Exact reproduction of the data is required, with images excluded.

+ + +

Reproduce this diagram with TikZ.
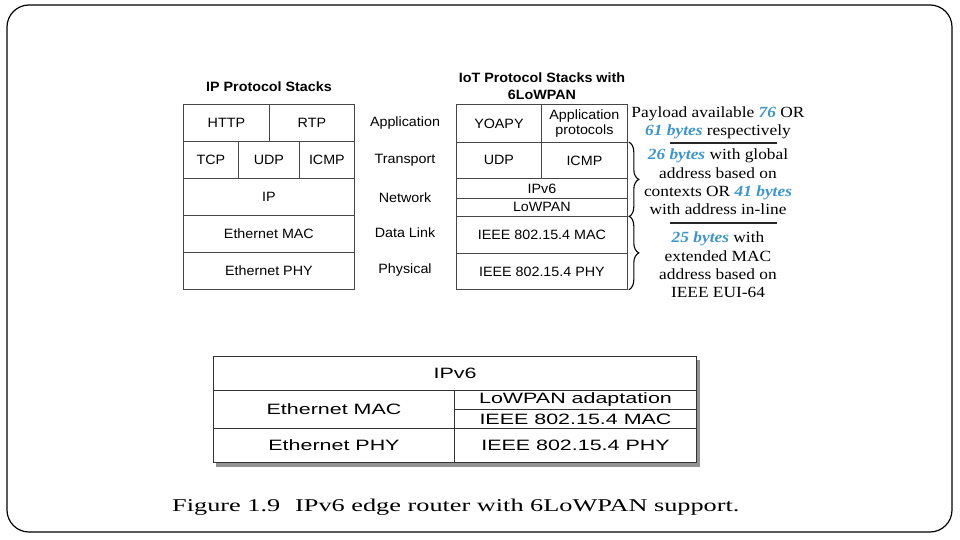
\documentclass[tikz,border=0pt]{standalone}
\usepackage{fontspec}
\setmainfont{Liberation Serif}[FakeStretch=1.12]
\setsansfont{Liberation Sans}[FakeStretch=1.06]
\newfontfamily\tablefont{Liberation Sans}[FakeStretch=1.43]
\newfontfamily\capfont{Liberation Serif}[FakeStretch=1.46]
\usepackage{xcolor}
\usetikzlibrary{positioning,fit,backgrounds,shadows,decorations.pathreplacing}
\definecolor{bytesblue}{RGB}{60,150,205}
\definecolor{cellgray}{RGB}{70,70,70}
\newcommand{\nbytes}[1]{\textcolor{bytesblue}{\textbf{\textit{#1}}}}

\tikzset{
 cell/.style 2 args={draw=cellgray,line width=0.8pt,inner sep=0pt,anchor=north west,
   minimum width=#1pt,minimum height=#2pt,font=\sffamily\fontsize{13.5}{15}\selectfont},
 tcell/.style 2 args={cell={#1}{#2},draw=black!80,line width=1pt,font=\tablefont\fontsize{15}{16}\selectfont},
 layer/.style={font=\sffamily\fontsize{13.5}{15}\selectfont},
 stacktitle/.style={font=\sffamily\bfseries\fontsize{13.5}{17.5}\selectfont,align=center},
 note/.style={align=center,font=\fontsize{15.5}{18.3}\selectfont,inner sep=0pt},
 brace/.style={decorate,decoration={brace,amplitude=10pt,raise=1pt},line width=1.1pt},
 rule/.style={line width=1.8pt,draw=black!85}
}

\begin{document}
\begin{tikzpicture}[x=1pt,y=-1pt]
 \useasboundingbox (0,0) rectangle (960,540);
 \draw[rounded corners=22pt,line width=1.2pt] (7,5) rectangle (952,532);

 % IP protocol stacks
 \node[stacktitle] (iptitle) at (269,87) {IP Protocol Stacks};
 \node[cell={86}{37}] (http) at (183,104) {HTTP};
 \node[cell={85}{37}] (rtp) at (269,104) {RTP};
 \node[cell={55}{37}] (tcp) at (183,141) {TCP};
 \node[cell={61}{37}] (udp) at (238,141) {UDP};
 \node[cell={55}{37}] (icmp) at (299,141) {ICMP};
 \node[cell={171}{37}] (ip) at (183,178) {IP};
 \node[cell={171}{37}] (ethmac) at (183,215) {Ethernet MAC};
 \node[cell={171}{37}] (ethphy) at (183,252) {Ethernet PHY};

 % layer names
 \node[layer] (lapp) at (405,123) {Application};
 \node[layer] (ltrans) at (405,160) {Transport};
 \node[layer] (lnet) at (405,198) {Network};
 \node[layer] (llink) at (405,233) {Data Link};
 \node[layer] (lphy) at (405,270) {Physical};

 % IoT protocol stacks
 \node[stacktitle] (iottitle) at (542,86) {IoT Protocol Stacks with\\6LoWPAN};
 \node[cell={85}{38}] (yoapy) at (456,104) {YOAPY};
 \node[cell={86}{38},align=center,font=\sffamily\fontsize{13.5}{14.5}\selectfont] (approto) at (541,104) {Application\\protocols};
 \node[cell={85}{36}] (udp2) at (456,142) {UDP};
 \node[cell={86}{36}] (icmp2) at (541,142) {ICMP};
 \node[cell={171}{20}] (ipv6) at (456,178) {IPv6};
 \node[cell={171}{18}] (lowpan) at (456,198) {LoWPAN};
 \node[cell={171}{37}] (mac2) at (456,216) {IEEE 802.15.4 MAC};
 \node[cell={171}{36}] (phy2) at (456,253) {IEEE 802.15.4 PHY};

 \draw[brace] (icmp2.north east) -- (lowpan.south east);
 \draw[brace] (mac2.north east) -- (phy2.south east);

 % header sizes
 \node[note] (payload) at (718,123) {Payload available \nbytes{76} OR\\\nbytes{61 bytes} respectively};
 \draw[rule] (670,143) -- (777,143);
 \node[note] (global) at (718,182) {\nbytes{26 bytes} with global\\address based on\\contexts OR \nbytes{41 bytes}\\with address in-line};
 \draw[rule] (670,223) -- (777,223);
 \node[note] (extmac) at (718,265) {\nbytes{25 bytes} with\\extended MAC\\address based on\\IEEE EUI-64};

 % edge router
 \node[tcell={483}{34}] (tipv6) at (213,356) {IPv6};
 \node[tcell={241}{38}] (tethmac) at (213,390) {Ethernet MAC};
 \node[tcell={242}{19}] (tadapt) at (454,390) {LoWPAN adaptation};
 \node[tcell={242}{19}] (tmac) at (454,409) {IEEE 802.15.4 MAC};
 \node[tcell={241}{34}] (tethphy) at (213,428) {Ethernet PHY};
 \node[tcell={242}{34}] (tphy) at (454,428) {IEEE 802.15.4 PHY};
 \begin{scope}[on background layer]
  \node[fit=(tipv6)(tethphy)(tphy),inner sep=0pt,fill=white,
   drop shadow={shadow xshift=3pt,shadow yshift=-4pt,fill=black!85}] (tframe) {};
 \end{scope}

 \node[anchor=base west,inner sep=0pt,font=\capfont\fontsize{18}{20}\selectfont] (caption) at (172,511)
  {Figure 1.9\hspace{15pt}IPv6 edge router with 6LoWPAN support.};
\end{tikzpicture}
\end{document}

+ + +

Exercise response:
Reproduce this diagram with TikZ.
\documentclass[tikz,border=0pt]{standalone}
\usepackage{fontspec}
\setmainfont{Liberation Serif}[FakeStretch=1.12]
\setsansfont{Liberation Sans}[FakeStretch=1.06]
\newfontfamily\tablefont{Liberation Sans}[FakeStretch=1.43]
\newfontfamily\capfont{Liberation Serif}[FakeStretch=1.46]
\usepackage{xcolor}
\usetikzlibrary{positioning,fit,backgrounds,shadows,decorations.pathreplacing}
\definecolor{bytesblue}{RGB}{60,150,205}
\definecolor{cellgray}{RGB}{70,70,70}
\newcommand{\nbytes}[1]{\textcolor{bytesblue}{\textbf{\textit{#1}}}}

\tikzset{
 cell/.style 2 args={draw=cellgray,line width=0.8pt,inner sep=0pt,anchor=north west,
   minimum width=#1pt,minimum height=#2pt,font=\sffamily\fontsize{13.5}{15}\selectfont},
 tcell/.style 2 args={cell={#1}{#2},draw=black!80,line width=1pt,font=\tablefont\fontsize{15}{16}\selectfont},
 layer/.style={font=\sffamily\fontsize{13.5}{15}\selectfont},
 stacktitle/.style={font=\sffamily\bfseries\fontsize{13.5}{17.5}\selectfont,align=center},
 note/.style={align=center,font=\fontsize{15.5}{18.3}\selectfont,inner sep=0pt},
 brace/.style={decorate,decoration={brace,amplitude=10pt,raise=1pt},line width=1.1pt},
 rule/.style={line width=1.8pt,draw=black!85}
}

\begin{document}
\begin{tikzpicture}[x=1pt,y=-1pt]
 \useasboundingbox (0,0) rectangle (960,540);
 \draw[rounded corners=22pt,line width=1.2pt] (7,5) rectangle (952,532);

 % IP protocol stacks
 \node[stacktitle] (iptitle) at (269,87) {IP Protocol Stacks};
 \node[cell={86}{37}] (http) at (183,104) {HTTP};
 \node[cell={85}{37}] (rtp) at (269,104) {RTP};
 \node[cell={55}{37}] (tcp) at (183,141) {TCP};
 \node[cell={61}{37}] (udp) at (238,141) {UDP};
 \node[cell={55}{37}] (icmp) at (299,141) {ICMP};
 \node[cell={171}{37}] (ip) at (183,178) {IP};
 \node[cell={171}{37}] (ethmac) at (183,215) {Ethernet MAC};
 \node[cell={171}{37}] (ethphy) at (183,252) {Ethernet PHY};

 % layer names
 \node[layer] (lapp) at (405,123) {Application};
 \node[layer] (ltrans) at (405,160) {Transport};
 \node[layer] (lnet) at (405,198) {Network};
 \node[layer] (llink) at (405,233) {Data Link};
 \node[layer] (lphy) at (405,270) {Physical};

 % IoT protocol stacks
 \node[stacktitle] (iottitle) at (542,86) {IoT Protocol Stacks with\\6LoWPAN};
 \node[cell={85}{38}] (yoapy) at (456,104) {YOAPY};
 \node[cell={86}{38},align=center,font=\sffamily\fontsize{13.5}{14.5}\selectfont] (approto) at (541,104) {Application\\protocols};
 \node[cell={85}{36}] (udp2) at (456,142) {UDP};
 \node[cell={86}{36}] (icmp2) at (541,142) {ICMP};
 \node[cell={171}{20}] (ipv6) at (456,178) {IPv6};
 \node[cell={171}{18}] (lowpan) at (456,198) {LoWPAN};
 \node[cell={171}{37}] (mac2) at (456,216) {IEEE 802.15.4 MAC};
 \node[cell={171}{36}] (phy2) at (456,253) {IEEE 802.15.4 PHY};

 \draw[brace] (icmp2.north east) -- (lowpan.south east);
 \draw[brace] (mac2.north east) -- (phy2.south east);

 % header sizes
 \node[note] (payload) at (718,123) {Payload available \nbytes{76} OR\\\nbytes{61 bytes} respectively};
 \draw[rule] (670,143) -- (777,143);
 \node[note] (global) at (718,182) {\nbytes{26 bytes} with global\\address based on\\contexts OR \nbytes{41 bytes}\\with address in-line};
 \draw[rule] (670,223) -- (777,223);
 \node[note] (extmac) at (718,265) {\nbytes{25 bytes} with\\extended MAC\\address based on\\IEEE EUI-64};

 % edge router
 \node[tcell={483}{34}] (tipv6) at (213,356) {IPv6};
 \node[tcell={241}{38}] (tethmac) at (213,390) {Ethernet MAC};
 \node[tcell={242}{19}] (tadapt) at (454,390) {LoWPAN adaptation};
 \node[tcell={242}{19}] (tmac) at (454,409) {IEEE 802.15.4 MAC};
 \node[tcell={241}{34}] (tethphy) at (213,428) {Ethernet PHY};
 \node[tcell={242}{34}] (tphy) at (454,428) {IEEE 802.15.4 PHY};
 \begin{scope}[on background layer]
  \node[fit=(tipv6)(tethphy)(tphy),inner sep=0pt,fill=white,
   drop shadow={shadow xshift=3pt,shadow yshift=-4pt,fill=black!85}] (tframe) {};
 \end{scope}

 \node[anchor=base west,inner sep=0pt,font=\capfont\fontsize{18}{20}\selectfont] (caption) at (172,511)
  {Figure 1.9\hspace{15pt}IPv6 edge router with 6LoWPAN support.};
\end{tikzpicture}
\end{document}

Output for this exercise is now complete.